● **AVAILABLE DATA**:
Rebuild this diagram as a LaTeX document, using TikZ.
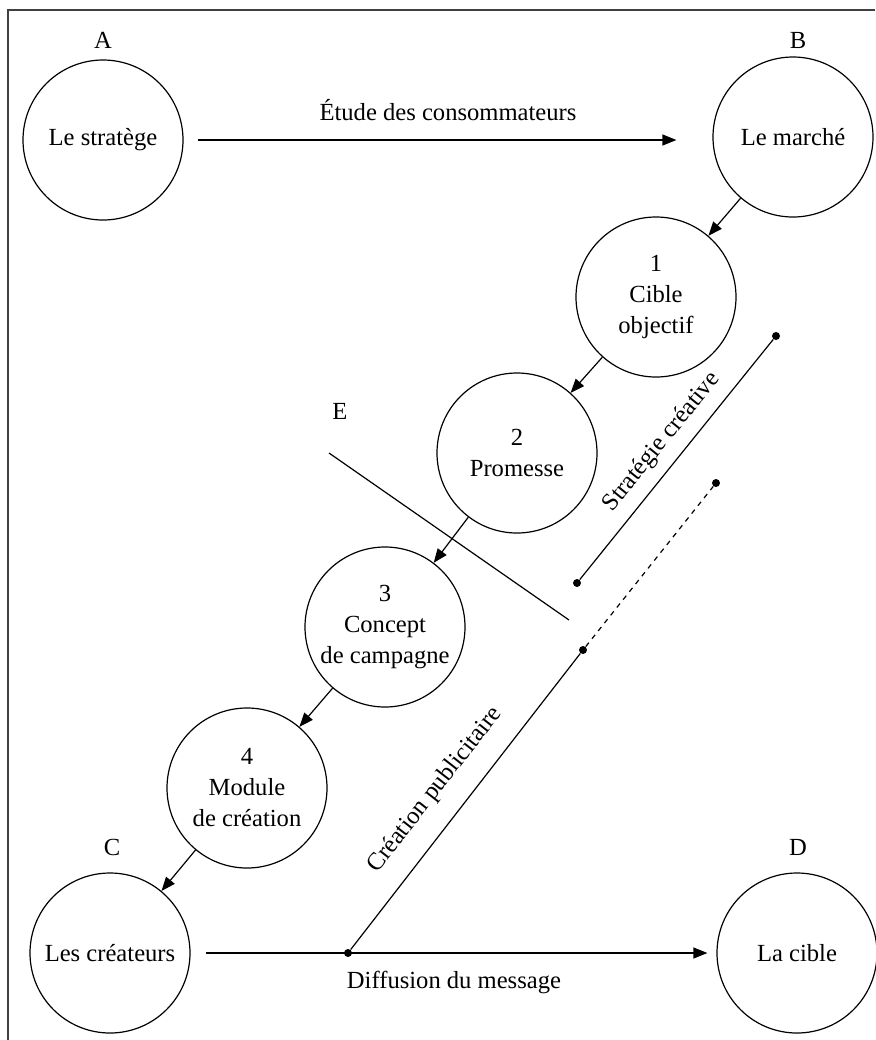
\documentclass[tikz,border=0pt]{standalone}
\usepackage{fontspec}
\setmainfont{Liberation Serif}
\usetikzlibrary{arrows.meta}
\begin{document}
\begin{tikzpicture}[x=0.5pt,y=-0.5pt,
  stage/.style={circle,draw,line width=0.6pt,minimum size=80pt,inner sep=0pt,
    align=center,font=\fontsize{12.3}{15.5}\selectfont},
  tag/.style={font=\fontsize{12.3}{15}\selectfont},
  flow/.style={line width=0.6pt,-{Triangle[length=7pt,width=5.5pt]}},
  link/.style={line width=0.6pt},
  dot/.style={circle,fill,inner sep=0pt,minimum size=4pt}]
  \useasboundingbox (0,0) rectangle (875,1040);
  % frame (top and left edges)
  \draw[line width=0.8pt,black!75] (875,10) -- (8,10) -- (8,1040);

  % actors and stages
  \node[stage] (A)  at (103,140) {Le stratège};
  \node[stage] (B)  at (793,137) {Le marché};
  \node[stage] (n1) at (656,297) {1\\Cible\\objectif};
  \node[stage] (n2) at (517,453) {2\\Promesse};
  \node[stage] (n3) at (385,627) {3\\Concept\\de campagne};
  \node[stage] (n4) at (247,788) {4\\Module\\de création};
  \node[stage] (C)  at (110,953) {Les créateurs};
  \node[stage] (D)  at (797,953) {La cible};

  % letters
  \node[tag] (lA) at (103,40) {A};
  \node[tag] (lB) at (798,40) {B};
  \node[tag] (lC) at (112,847) {C};
  \node[tag] (lD) at (798,847) {D};
  \node[tag] (lE) at (340,411) {E};

  % main flows
  \draw[flow,shorten <=7pt,shorten >=18pt] (A.east) -- (A.east -| B.west)
    node[midway,above=6pt,tag] (t1) {Étude des consommateurs};
  \draw[flow] (B) -- (n1);
  \draw[flow] (n1) -- (n2);
  \draw[flow] (n2) -- (n3);
  \draw[flow] (n3) -- (n4);
  \draw[flow] (n4) -- (C);
  \draw[flow,shorten <=7.5pt,shorten >=4.5pt] (C.east) -- (C.east -| D.west);
  \node[tag] (t2) at (454,982) {Diffusion du message};

  % separator E
  \coordinate (e1) at (329,453);
  \coordinate (e2) at (569,620);
  \draw[link] (e1) -- (e2);

  % creative strategy segment
  \node[dot] (s1) at (577,583) {};
  \node[dot] (s2) at (776,336) {};
  \draw[link] (s1) -- (s2);
  \node[tag,rotate=51] (t3) at (662,442) {Stratégie créative};

  % advertising creation segment
  \node[dot] (p0) at (348,953) {};
  \node[dot] (p1) at (583,650) {};
  \node[dot] (p2) at (716,483) {};
  \draw[link] (p0) -- (p1);
  \draw[link,dash pattern=on 2.5pt off 2.5pt] (p1) -- (p2);
  \node[tag,rotate=52] (t4) at (435,790) {Création publicitaire};
\end{tikzpicture}
\end{document}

● **WHAT THE TASK REQUIRES**: Repeat, word for word and with no pictures, only the lines running from the beginning of the data to the line that contains "(8,10) -- (8,1040);".

● **TASK ANSWER**:
Rebuild this diagram as a LaTeX document, using TikZ.
\documentclass[tikz,border=0pt]{standalone}
\usepackage{fontspec}
\setmainfont{Liberation Serif}
\usetikzlibrary{arrows.meta}
\begin{document}
\begin{tikzpicture}[x=0.5pt,y=-0.5pt,
  stage/.style={circle,draw,line width=0.6pt,minimum size=80pt,inner sep=0pt,
    align=center,font=\fontsize{12.3}{15.5}\selectfont},
  tag/.style={font=\fontsize{12.3}{15}\selectfont},
  flow/.style={line width=0.6pt,-{Triangle[length=7pt,width=5.5pt]}},
  link/.style={line width=0.6pt},
  dot/.style={circle,fill,inner sep=0pt,minimum size=4pt}]
  \useasboundingbox (0,0) rectangle (875,1040);
  % frame (top and left edges)
  \draw[line width=0.8pt,black!75] (875,10) -- (8,10) -- (8,1040);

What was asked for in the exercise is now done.